Opinion

One physician’s gone from Whidbey, don’t lose another | Sound Off

By Kathleen S. Itter

This letter is in response to your article, “Doctor Quits Whidbey General Hospital Over Web Furor” published Jan. 11. I would like your readers to understand that the Whidbey General Reformers (WGR) website is full of misleading and inaccurate information shedding an undeserved bad light on a physician that deserves more respect.

The website states that Dr. Marquart graduated from a one-star medical school. It is a well-known fact in the medical field that star rating websites are not credible. They are full of misinformation and bad data. Some websites have ratings based on just three criteria: GPA, MCAT, and acceptance rates. This information is used to determine acceptance into medical school, not the training outcomes.

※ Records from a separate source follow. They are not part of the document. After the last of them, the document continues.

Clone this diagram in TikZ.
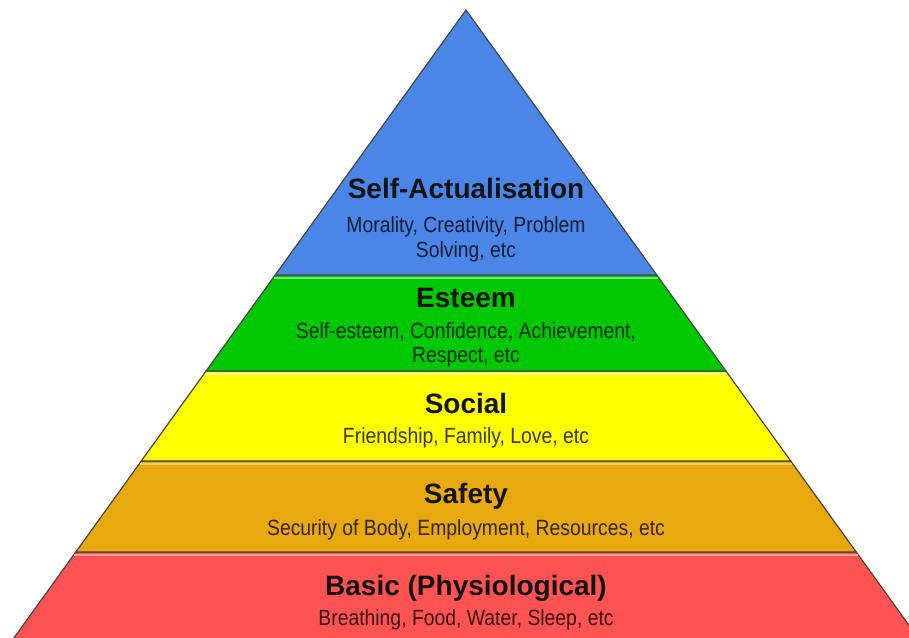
\documentclass[tikz,border=0pt]{standalone}
\usepackage{fontspec}
\setmainfont{Liberation Sans}
\newfontfamily\subfont[FakeStretch=0.88]{Liberation Sans}
\definecolor{cblue}{RGB}{74,134,232}
\definecolor{cgreen}{RGB}{0,200,0}
\definecolor{cyellow}{RGB}{255,255,0}
\definecolor{corange}{RGB}{232,169,14}
\definecolor{cred}{RGB}{255,82,82}
\definecolor{cedge}{RGB}{70,70,60}
\begin{document}
\begin{tikzpicture}[x=1pt,y=-1pt,
  band/.style={draw=cedge,line width=1.2pt,line join=miter},
  gloss/.style={line width=1.6pt},
  title/.style={anchor=base,inner sep=0pt,text=black!92,font=\fontsize{28}{31}\selectfont\bfseries},
  sub/.style={anchor=base,inner sep=0pt,text=black,text opacity=0.78,font=\subfont\fontsize{22}{25}\selectfont}]
\useasboundingbox (0,0) rectangle (909,637);
\fill[white] (0,0) rectangle (909,637);
\begin{scope}
\clip (0,0) rectangle (909,637);
% bands
\path[band,fill=cred]    (75.8,552) -- (856.2,552) -- (919.6,640) -- (12.4,640) -- cycle;
\path[band,fill=corange] (141.3,461) -- (790.7,461) -- (856.2,552) -- (75.8,552) -- cycle;
\path[band,fill=cyellow] (206.1,371) -- (725.9,371) -- (790.7,461) -- (141.3,461) -- cycle;
\path[band,fill=cgreen]  (275.2,275) -- (656.8,275) -- (725.9,371) -- (206.1,371) -- cycle;
\path[band,fill=cblue]   (466,10) -- (656.8,275) -- (275.2,275) -- cycle;
% glossy highlights under each top edge
\draw[gloss,cred!55!white]    (74,555) -- (858,555);
\draw[gloss,corange!60!white] (140,464) -- (792,464);
\draw[gloss,cyellow!40!white] (205,374) -- (727,374);
\draw[gloss,cgreen!55!white]  (274,278) -- (658,278);
\end{scope}
% texts
\node[title] (t1) at (466,198) {Self-Actualisation};
\node[sub] (s1a) at (466,232) {Morality, Creativity, Problem};
\node[sub] (s1b) at (466,257) {Solving, etc};
\node[title] (t2) at (466,307) {Esteem};
\node[sub] (s2a) at (466,338) {Self-esteem, Confidence, Achievement,};
\node[sub] (s2b) at (466,362) {Respect, etc};
\node[title] (t3) at (466,413) {Social};
\node[sub] (s3) at (466,443) {Friendship, Family, Love, etc};
\node[title] (t4) at (466,503) {Safety};
\node[sub] (s4) at (466,535) {Security of Body, Employment, Resources, etc};
\node[title] (t5) at (466,595) {Basic (Physiological)};
\node[sub] (s5) at (466,625) {Breathing, Food, Water, Sleep, etc};
\end{tikzpicture}
\end{document}
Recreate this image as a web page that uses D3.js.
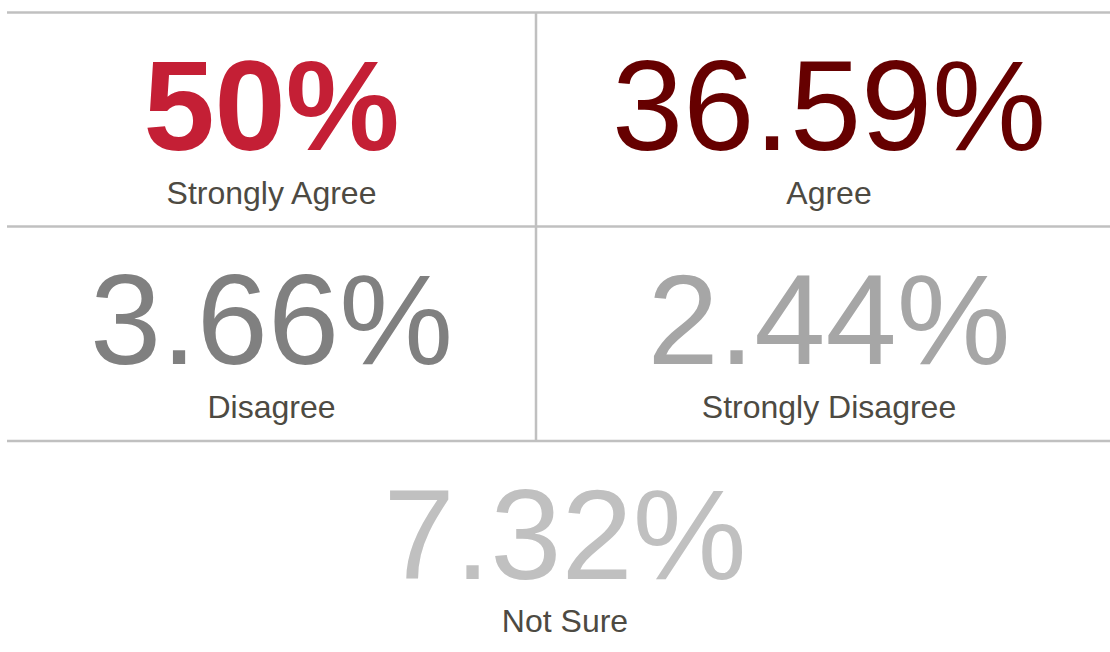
<!DOCTYPE html>
<html>
<head>
<meta charset="utf-8">
<script src="https://cdn.jsdelivr.net/npm/d3@7"></script>
<style>
  html, body { margin: 0; padding: 0; background: #fff; }
  svg { display: block; }
</style>
</head>
<body>
<svg id="chart" width="1110" height="652"></svg>
<script>
// ---- data ----
const categories = ["Strongly Agree", "Agree", "Disagree", "Strongly Disagree", "Not Sure"];
const values = [50, 36.59, 3.66, 2.44, 7.32];
const colors = ["#c41f35", "#660000", "#808080", "#a6a6a6", "#c0c0c0"];

// ---- layout ----
const svg = d3.select("#chart");
const font = "'Liberation Sans', Arial, Helvetica, sans-serif";

const rowY = d3.scaleOrdinal().domain([0, 1, 2]).range([12.5, 226.5, 441]);
const colX = d3.scaleOrdinal().domain(["L", "R", "C"]).range([271.5, 829, 565]);
const color = d3.scaleOrdinal().domain(categories).range(colors);

const cells = categories.map((c, i) => ({
  cat: c,
  val: values[i],
  row: Math.floor(i / 2),
  col: i === 4 ? "C" : (i % 2 === 0 ? "L" : "R"),
  bold: i === 0
}));

// grid lines
const lineColor = "#c0c0c0";
const grid = svg.append("g");
[0, 1, 2].forEach(r => {
  grid.append("line")
    .attr("x1", 7).attr("x2", 1110)
    .attr("y1", rowY(r)).attr("y2", rowY(r))
    .attr("stroke", lineColor).attr("stroke-width", 2.5);
});
grid.append("line")
  .attr("x1", 536).attr("x2", 536)
  .attr("y1", rowY(0)).attr("y2", rowY(2))
  .attr("stroke", lineColor).attr("stroke-width", 2.5);

const g = svg.append("g").selectAll("g").data(cells).join("g")
  .attr("transform", d => `translate(${colX(d.col)},${rowY(d.row)})`);

g.append("text")
  .attr("text-anchor", "middle")
  .attr("y", 137.5)
  .attr("font-family", font)
  .attr("font-size", 128)
  .attr("font-weight", d => d.bold ? "bold" : "normal")
  .attr("fill", d => color(d.cat))
  .text(d => d.val + "%");

g.append("text")
  .attr("text-anchor", "middle")
  .attr("y", 191)
  .attr("font-family", font)
  .attr("font-size", 32)
  .attr("fill", "#4d4a42")
  .text(d => d.cat);
</script>
</body>
</html>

Even more credible rating systems in general are not dependable because medical school missions and outcomes differ so significantly and are never taken into account. Some ratings focus on National Institutes of Health funded research, or on a school’s reputation. These rankings favor large academic medical centers. Others, such as U.S. News and World report, rank on the production of primary care physicians. Their 2011 rankings had 11 osteopathic medical schools in the top 20.

The medical school referred to by the WGR website, was ranked 14th while the University of Washington was ranked 18th.

Regardless of whether they become primary care practitioners or pursue another medical specialty, the osteopathic medical profession believes that graduates of osteopathic medical colleges are better physicians because of the strong primary care foundation they received while in medical school. A larger percentage of osteopathic physicians practice in rural and medically underserved areas.

Dr. Marquart’s guaranteed salary is not out of the ordinary. It is in the middle range of salaries for orthopedic surgeons. It is common practice for hospitals to provide a guaranteed salary for a physician that is new to the area and has no established patients. The amount is usually based on the projected income to be brought in by the physician. Specialty surgeons have higher risks and overhead costs which is why their income is higher.

After graduating from medical school, Dr. Marquart completed a one-year internship followed by four years of residency training in a program affiliated with Michigan State University. To become board certified, he must complete and pass three exams: written, oral and clinical, and must complete at least 200 procedures over 12 months. He has five years from completion of his residency training to obtain certification. Dr. Marquart graduated from medical school in 2006 and completed his residency training a few months ago, which means he is not yet eligible to take the certification exams.

(Michael Picco, DO, another osteopathic orthopedic surgeon hired by the hospital, is board certified – another error on the ratings website.)

I understand that it is too late for Dr. Marquart, but I hope this information will enable your community to appreciate and support the next physician hired.

 

Kathleen S. Itter is executive director of the Washington Osteopathic Medical Association.